**Set exercise**
Starting from the top of the material, restate each line exactly until the line that contains "from bokeh.resources import INLINE", which is also copied. Pictures are excluded.
start
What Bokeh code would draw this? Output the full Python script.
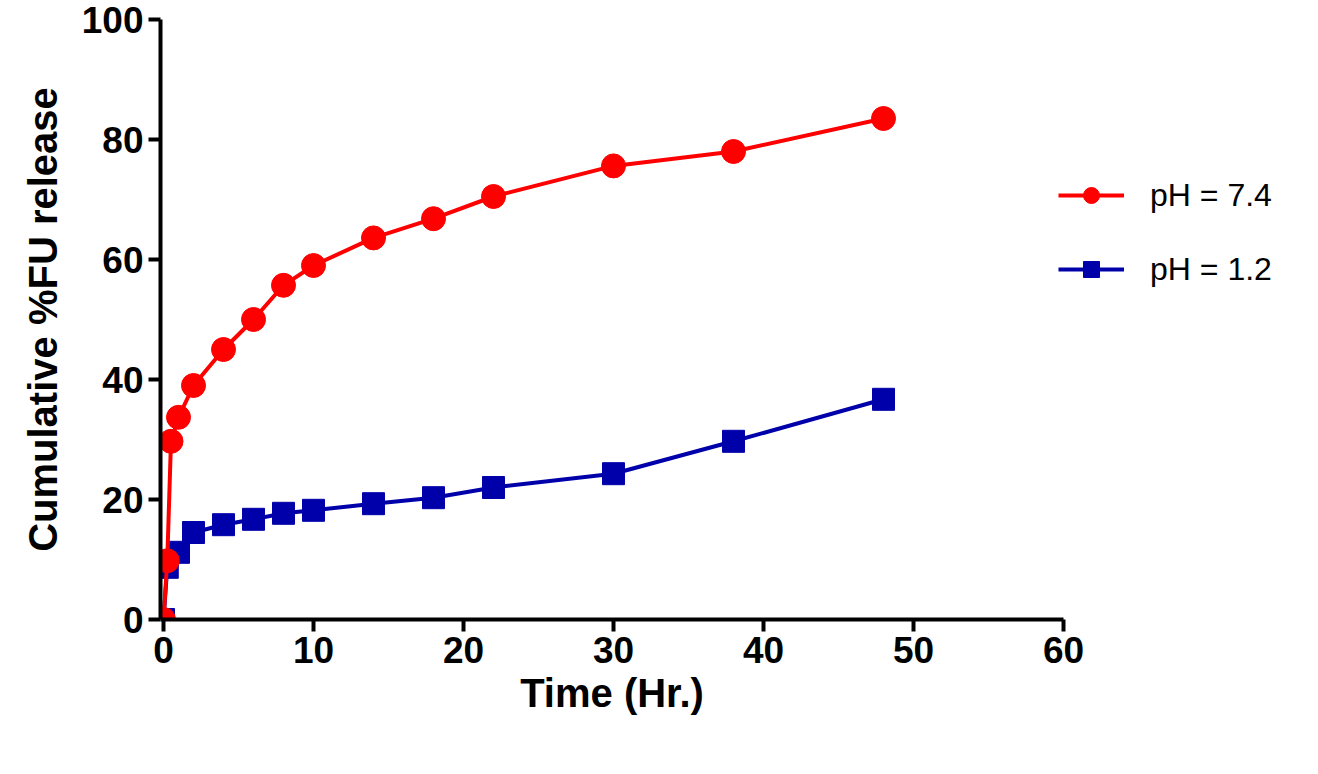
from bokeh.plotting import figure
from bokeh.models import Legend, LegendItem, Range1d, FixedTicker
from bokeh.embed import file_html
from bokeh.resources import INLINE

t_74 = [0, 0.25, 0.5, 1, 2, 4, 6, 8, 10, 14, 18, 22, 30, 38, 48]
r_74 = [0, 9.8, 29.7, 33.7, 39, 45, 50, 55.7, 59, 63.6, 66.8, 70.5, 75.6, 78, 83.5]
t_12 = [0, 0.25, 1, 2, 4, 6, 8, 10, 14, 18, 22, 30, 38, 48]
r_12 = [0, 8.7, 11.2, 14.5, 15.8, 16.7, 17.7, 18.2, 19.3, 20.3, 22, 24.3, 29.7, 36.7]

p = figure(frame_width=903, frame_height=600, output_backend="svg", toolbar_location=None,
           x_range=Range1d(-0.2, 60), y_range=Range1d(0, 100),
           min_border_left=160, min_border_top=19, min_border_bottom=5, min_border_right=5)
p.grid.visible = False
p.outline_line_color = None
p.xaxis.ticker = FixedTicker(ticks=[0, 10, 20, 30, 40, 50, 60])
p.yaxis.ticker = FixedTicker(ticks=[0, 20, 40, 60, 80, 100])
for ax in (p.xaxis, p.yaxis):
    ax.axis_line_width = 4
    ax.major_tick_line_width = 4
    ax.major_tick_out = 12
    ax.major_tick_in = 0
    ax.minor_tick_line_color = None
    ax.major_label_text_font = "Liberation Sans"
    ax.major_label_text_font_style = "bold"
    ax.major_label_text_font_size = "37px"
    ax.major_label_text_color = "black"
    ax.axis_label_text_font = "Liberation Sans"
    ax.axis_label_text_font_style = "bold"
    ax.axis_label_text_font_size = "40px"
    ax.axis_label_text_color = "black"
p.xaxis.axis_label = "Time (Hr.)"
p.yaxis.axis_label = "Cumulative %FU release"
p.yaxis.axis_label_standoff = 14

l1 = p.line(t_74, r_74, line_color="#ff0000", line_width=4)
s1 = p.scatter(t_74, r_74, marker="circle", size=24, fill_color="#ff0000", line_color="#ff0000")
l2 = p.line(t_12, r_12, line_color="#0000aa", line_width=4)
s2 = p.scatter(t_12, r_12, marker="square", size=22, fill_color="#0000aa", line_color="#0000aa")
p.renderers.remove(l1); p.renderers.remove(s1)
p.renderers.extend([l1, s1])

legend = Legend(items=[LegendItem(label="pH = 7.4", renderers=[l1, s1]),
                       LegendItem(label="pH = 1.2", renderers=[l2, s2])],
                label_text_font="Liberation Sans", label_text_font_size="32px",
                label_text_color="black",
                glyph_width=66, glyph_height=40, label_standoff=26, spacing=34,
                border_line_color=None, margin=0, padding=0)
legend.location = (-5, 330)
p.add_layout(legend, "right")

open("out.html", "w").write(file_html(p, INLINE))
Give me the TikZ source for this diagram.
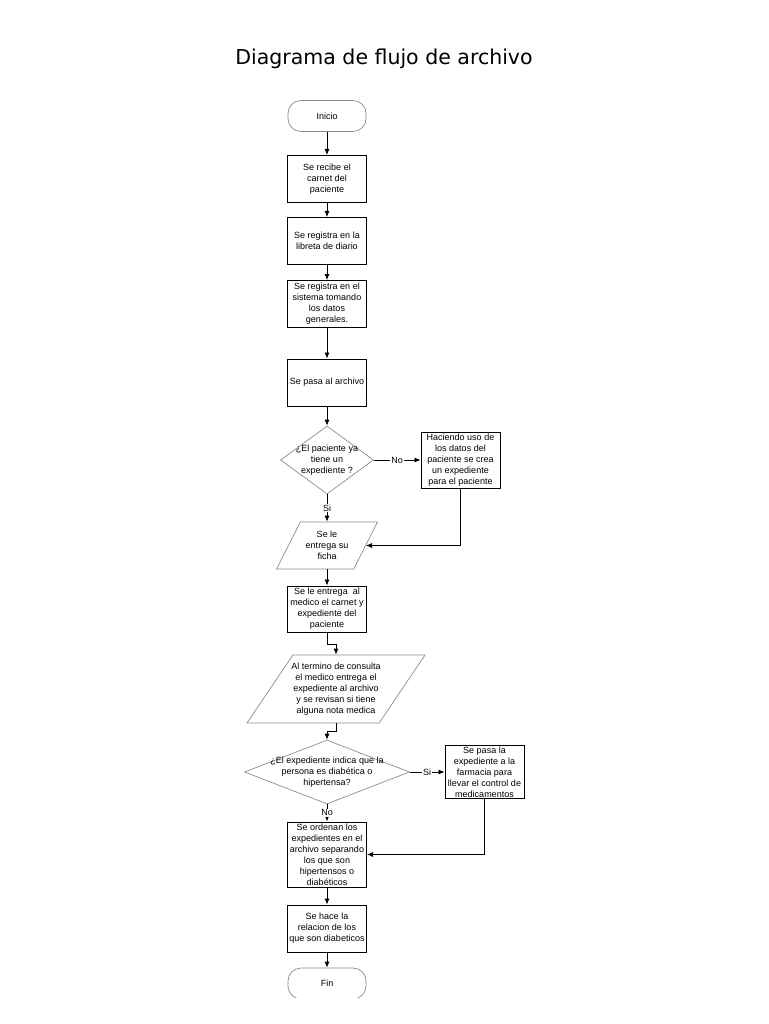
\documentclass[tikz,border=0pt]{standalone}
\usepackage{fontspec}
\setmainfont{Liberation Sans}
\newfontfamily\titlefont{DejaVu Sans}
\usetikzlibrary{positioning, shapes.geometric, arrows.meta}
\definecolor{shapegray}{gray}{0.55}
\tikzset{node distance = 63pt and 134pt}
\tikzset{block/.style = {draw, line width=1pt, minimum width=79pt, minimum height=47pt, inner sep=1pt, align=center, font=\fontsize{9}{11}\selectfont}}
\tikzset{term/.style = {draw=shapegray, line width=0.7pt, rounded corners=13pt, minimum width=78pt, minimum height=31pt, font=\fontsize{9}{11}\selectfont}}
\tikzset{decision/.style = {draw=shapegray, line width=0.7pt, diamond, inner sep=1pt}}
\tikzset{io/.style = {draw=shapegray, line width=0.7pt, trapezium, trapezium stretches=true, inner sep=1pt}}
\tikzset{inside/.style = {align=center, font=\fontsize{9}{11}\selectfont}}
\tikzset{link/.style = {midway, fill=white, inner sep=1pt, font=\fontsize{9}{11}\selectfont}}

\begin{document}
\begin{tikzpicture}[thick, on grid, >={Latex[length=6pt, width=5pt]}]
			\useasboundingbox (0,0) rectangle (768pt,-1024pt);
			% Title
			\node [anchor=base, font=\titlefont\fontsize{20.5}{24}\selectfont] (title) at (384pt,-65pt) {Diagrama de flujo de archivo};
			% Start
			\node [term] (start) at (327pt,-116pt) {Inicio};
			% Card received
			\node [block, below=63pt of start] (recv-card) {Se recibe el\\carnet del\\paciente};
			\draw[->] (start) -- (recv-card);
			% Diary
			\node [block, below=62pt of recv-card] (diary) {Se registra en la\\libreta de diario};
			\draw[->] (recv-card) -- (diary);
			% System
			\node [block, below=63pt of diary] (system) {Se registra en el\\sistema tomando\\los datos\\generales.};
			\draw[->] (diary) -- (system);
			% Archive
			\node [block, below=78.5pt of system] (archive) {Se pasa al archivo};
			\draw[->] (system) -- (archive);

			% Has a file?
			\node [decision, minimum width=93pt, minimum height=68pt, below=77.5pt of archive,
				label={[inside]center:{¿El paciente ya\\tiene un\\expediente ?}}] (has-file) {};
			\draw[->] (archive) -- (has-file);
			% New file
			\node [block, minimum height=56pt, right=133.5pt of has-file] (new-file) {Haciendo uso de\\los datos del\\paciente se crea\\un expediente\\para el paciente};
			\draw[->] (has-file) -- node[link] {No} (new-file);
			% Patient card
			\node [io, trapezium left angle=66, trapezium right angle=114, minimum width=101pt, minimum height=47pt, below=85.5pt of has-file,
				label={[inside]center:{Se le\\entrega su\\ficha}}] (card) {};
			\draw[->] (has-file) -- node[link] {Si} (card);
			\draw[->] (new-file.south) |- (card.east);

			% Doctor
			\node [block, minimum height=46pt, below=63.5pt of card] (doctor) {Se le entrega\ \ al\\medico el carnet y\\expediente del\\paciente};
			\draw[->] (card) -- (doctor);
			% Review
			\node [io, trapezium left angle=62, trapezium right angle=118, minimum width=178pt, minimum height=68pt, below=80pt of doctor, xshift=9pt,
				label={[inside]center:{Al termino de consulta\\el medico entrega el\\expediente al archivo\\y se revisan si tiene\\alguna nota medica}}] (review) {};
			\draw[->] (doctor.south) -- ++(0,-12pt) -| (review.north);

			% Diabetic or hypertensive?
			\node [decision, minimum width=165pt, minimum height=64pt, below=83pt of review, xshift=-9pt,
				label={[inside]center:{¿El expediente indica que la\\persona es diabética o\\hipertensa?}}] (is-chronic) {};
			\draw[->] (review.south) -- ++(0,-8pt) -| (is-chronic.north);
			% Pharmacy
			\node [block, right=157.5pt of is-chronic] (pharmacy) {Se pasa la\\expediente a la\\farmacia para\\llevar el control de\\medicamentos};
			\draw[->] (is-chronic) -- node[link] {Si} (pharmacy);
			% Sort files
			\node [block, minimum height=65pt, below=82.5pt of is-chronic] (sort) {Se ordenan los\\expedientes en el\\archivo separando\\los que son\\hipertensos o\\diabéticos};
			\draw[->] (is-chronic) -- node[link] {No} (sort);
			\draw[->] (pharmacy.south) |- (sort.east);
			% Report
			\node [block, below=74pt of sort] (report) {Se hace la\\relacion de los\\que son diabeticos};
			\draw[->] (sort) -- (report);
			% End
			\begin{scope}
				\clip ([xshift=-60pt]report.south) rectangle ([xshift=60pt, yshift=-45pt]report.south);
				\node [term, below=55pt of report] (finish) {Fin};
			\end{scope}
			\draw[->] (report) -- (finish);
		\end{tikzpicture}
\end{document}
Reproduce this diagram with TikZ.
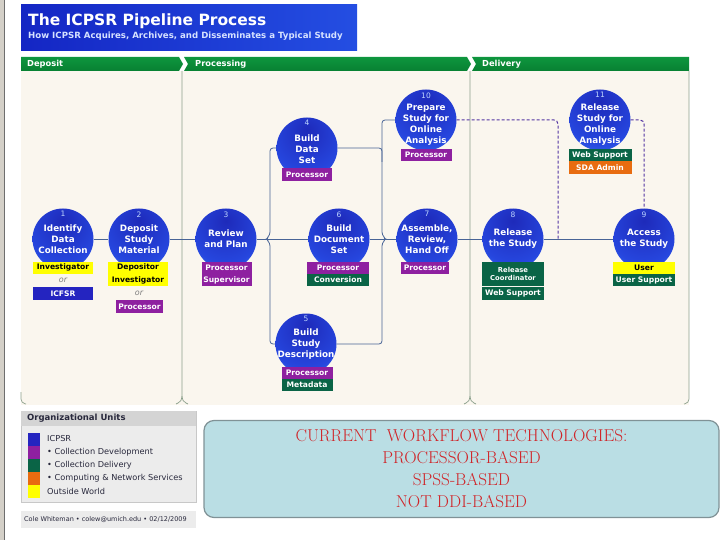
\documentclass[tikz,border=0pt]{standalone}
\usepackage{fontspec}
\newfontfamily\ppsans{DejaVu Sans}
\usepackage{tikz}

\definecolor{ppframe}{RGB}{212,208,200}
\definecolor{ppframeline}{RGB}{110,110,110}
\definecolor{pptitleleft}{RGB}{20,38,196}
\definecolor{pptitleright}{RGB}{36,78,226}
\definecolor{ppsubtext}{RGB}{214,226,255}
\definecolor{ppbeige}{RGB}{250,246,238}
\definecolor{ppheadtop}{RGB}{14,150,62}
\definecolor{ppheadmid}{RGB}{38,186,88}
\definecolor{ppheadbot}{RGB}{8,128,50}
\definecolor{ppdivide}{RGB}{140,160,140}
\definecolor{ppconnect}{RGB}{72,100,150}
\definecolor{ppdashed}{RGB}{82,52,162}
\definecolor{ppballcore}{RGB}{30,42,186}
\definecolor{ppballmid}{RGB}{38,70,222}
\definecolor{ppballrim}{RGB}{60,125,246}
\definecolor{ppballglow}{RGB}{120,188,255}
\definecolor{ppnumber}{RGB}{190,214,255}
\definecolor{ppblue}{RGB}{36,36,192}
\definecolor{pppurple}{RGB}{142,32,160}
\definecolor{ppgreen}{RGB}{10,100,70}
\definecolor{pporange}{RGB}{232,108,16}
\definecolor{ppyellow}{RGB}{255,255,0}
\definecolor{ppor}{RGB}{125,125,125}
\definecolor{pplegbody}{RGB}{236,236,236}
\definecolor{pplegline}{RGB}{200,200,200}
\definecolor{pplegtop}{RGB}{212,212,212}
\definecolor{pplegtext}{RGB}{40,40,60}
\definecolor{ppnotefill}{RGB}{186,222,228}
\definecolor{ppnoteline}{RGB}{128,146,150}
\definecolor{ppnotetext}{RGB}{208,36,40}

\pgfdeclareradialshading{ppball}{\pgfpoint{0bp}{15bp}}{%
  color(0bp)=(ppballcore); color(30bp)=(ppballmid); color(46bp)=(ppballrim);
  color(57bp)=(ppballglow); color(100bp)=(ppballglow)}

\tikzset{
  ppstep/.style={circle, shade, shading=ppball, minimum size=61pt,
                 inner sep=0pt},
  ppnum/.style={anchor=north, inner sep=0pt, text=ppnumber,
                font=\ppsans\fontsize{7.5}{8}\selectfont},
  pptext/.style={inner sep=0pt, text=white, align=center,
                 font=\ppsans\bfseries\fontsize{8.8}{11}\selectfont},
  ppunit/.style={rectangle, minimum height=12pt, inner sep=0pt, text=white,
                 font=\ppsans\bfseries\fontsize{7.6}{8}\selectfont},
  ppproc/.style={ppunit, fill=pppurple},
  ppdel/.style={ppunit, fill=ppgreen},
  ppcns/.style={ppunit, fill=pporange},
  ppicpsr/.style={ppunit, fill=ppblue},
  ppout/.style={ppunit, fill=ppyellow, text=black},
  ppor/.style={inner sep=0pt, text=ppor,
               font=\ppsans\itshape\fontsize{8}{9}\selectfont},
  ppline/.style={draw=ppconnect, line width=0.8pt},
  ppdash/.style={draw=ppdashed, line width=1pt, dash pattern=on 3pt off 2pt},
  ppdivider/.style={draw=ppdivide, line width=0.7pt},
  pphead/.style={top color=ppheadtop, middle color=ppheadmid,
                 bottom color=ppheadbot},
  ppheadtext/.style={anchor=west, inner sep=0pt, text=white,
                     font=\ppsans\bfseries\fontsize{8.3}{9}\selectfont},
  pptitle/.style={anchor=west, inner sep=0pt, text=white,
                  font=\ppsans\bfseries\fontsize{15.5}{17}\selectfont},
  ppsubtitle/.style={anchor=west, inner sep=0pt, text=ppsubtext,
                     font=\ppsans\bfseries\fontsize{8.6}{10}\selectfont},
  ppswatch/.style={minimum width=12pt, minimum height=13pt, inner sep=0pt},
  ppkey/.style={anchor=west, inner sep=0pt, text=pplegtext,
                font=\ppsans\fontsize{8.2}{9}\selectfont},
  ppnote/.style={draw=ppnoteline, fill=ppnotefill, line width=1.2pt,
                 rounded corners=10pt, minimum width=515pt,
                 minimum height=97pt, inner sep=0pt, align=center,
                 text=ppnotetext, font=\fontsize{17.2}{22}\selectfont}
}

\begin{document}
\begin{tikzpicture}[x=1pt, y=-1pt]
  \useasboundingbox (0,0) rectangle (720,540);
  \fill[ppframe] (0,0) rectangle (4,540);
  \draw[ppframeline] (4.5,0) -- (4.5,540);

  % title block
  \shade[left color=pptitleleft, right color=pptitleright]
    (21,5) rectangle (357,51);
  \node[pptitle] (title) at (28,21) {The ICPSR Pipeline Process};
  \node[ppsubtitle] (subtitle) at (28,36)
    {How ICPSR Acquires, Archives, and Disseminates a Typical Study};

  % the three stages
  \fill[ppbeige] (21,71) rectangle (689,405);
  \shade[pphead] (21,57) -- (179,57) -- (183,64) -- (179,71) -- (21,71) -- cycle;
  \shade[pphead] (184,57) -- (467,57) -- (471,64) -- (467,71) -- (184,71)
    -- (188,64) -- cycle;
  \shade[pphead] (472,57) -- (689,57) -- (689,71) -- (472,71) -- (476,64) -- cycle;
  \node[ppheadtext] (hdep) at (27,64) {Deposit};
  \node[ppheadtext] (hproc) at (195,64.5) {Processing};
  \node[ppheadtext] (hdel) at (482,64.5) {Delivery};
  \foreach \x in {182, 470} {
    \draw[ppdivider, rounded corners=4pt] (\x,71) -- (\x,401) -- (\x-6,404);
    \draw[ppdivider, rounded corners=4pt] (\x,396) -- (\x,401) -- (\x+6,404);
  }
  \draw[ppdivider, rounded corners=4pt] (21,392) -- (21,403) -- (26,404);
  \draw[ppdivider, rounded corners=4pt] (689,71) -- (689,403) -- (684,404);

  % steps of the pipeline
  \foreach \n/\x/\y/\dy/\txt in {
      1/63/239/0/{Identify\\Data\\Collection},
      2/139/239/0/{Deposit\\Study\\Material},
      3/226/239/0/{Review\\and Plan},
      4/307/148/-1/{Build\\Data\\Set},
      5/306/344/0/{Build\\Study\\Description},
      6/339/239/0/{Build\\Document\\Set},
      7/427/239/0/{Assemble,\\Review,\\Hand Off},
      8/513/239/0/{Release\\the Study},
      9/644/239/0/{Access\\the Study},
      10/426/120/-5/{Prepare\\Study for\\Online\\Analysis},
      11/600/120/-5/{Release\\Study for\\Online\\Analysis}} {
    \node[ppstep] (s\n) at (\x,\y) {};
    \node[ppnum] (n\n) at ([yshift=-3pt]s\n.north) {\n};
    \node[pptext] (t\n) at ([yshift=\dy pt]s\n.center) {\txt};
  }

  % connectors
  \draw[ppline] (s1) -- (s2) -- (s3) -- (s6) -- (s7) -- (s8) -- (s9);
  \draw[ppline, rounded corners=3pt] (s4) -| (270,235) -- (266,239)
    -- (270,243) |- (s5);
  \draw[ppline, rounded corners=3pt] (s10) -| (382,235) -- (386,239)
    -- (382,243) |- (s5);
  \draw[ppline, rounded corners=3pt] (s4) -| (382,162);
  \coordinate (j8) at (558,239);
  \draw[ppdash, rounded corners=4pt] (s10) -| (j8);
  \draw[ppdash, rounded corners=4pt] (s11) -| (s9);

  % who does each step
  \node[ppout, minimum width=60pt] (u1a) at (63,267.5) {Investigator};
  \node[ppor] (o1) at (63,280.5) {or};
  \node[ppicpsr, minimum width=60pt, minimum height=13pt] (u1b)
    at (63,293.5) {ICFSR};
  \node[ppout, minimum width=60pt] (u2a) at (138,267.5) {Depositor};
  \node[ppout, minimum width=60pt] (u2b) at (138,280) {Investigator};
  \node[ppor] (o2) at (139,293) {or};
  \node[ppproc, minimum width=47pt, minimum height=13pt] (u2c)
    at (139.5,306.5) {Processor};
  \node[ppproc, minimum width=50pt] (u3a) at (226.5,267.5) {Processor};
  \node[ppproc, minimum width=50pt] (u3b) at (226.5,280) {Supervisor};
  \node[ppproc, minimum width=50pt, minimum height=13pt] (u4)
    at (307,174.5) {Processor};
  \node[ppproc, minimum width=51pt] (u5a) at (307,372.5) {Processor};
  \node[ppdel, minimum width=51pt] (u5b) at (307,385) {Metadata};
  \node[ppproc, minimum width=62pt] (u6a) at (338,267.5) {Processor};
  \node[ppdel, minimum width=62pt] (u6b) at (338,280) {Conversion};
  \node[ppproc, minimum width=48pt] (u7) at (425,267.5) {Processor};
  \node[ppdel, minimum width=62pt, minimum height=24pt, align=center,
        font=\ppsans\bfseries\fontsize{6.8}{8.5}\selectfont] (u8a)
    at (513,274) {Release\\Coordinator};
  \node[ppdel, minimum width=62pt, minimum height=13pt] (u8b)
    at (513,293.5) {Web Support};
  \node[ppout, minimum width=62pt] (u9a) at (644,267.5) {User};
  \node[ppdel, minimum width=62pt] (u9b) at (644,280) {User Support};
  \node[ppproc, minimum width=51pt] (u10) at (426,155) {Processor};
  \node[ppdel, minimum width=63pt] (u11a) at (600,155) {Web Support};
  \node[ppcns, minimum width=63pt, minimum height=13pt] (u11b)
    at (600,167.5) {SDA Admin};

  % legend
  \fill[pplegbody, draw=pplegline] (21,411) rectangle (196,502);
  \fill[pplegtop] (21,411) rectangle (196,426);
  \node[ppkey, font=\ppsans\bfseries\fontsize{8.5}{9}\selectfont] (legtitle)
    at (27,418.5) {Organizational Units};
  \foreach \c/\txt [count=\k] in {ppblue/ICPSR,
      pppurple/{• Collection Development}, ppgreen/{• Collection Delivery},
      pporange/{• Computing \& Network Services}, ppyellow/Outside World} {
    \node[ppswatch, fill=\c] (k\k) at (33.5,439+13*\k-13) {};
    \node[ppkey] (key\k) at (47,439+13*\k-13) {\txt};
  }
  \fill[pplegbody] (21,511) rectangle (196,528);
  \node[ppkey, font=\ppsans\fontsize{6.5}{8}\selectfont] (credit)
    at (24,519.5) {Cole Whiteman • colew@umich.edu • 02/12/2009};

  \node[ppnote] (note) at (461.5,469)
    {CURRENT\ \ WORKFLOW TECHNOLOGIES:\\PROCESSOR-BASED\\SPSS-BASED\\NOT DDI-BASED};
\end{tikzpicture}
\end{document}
end
**Expected answer**
What Bokeh code would draw this? Output the full Python script.
from bokeh.plotting import figure
from bokeh.models import Legend, LegendItem, Range1d, FixedTicker
from bokeh.embed import file_html
from bokeh.resources import INLINE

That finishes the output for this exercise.